Bedroom, Dining, Family and Living Rooms
Don’t discriminate. Get rid of everything possible to open up these rooms. Visible clothes, shoes, magazines, books and toys should be put away, donated or discarded. Over-sized or out-of-place furniture and exercise equipment should be stored. Knick-knacks and personal items like photos and trophies must be kept to a minimum.
You might be tempted to stuff everything into your closets like when you were told to clean your room as a teenager. But trust us, potential buyers will open those closets to inspect for coveted space. So clean them out and keep them organized. Clothes, jackets and/or linens should be hung up or folded in baskets or on shelves, with space between so it doesn’t look crammed (a crammed closet appears much smaller than it actually is). And shoes and all other items should be neatly arranged. If it’s out-of-season, like bulky winter coats and boots, store it.
It’s notorious for clutter buildup. Just like the rooms inside the house, you’ll want to maximize this space. So clear it out. Discard all broken or outdated tools and materials. Consider removing and storing your out-of-season tools, outdoor toys, sports equipment and car repair supplies. Organize — use shelves to store common items, cabinets or bins for less frequently used items. Neatly display your things and clean all visible surfaces.

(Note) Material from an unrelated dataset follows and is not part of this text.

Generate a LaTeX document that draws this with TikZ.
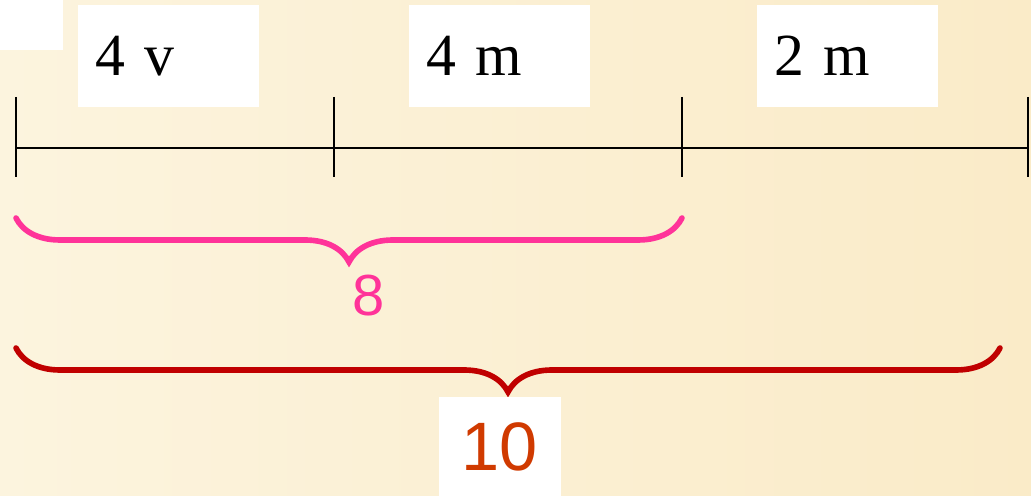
\documentclass[tikz,border=0pt]{standalone}
\usepackage{fontspec}
\setmainfont{Liberation Serif}
\newfontfamily\arialfont{Liberation Sans}
\usetikzlibrary{decorations.pathreplacing, calc, positioning}
\definecolor{bgleft}{HTML}{FCF4DE}
\definecolor{bgright}{HTML}{FAEBC8}
\definecolor{bracepink}{HTML}{FF3399}
\definecolor{bracered}{HTML}{C00000}
\definecolor{numred}{HTML}{D03A00}
\tikzset{
  % casella bianca con il segmento
  segbox/.style={fill=white, minimum height=2.04cm, text width=2.94cm,
    inner xsep=0.34cm, inner ysep=0pt, align=left, font=\fontsize{34}{38}\selectfont},
  % linea dei segmenti
  segline/.style={line width=1.3pt, black},
  % graffa
  bigbrace/.style={decorate, decoration={brace, mirror, amplitude=0.88cm},
    line width=3.2pt, line cap=round},
  % numero sotto la graffa
  bracenum/.style={font=\arialfont\fontsize{33}{38}\selectfont, inner sep=0pt},
}
\begin{document}
\begin{tikzpicture}[x=0.02cm, y=-0.02cm]
  \shade[left color=bgleft, right color=bgright] (0,0) rectangle (1031,496);
  \useasboundingbox (0,0) rectangle (1031,496);
  \fill[white] (0,0) rectangle (63,50);
  % caselle
  \node[segbox] (v4) at (168.5,56) {4 v};
  \node[segbox] (m4) at (499.5,56) {4 m};
  \node[segbox] (m2) at (847.5,56) {2 m};
  % segmenti
  \foreach \x/\n in {16/t0, 334/t1, 682/t2, 1028/t3} {
    \coordinate (\n) at (\x,148);
    \draw[segline] (\x,97) -- (\x,177);
  }
  \draw[segline] (t0) -- (t3);
  % graffe
  \coordinate (p0) at (16,218);
  \coordinate (p1) at (682,218);
  \coordinate (r0) at (16,348);
  \coordinate (r1) at (1000,348);
  \draw[bigbrace, bracepink] (p0) -- (p1);
  \draw[bigbrace, bracered] (r0) -- (r1);
  \node[bracenum, text=bracepink] (eight) at (369,296) {8};
  \node[fill=white, minimum width=2.44cm, minimum height=1.98cm, inner sep=0pt,
    font=\arialfont\fontsize{39}{44}\selectfont, text=numred] (ten) at (500,446.5) {10};
\end{tikzpicture}
\end{document}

See that car idling by the curb? In it are potential buyers, sizing up your house from the outside and deciding whether they even want to come in. When on the market, your home’s first impression is vital. Clean out flowerbeds and gutters, clear off porches and keep the lawn manicured. Mulch where needed, sod or seed bare areas and roll up or put away all hoses. Add or fix shutters, borders, mailboxes and planters. Paint as necessary and put away children’s toys. Trash and recycling cans should be stored neatly out of sight.
Attics and Basements
Likely to be your home’s historical archive of outdated clothes and furniture, school yearbooks, holiday decorations and other family “heirlooms,” which means they can also be a scary mess. So take this opportunity to organize and clean out what you’ll never use. Donate items that could be used by other families. Get rid of damaged, broken or unusable items. Then, most importantly, store much of the remaining items. Highlighting the non-living areas of your home can become a great selling feature.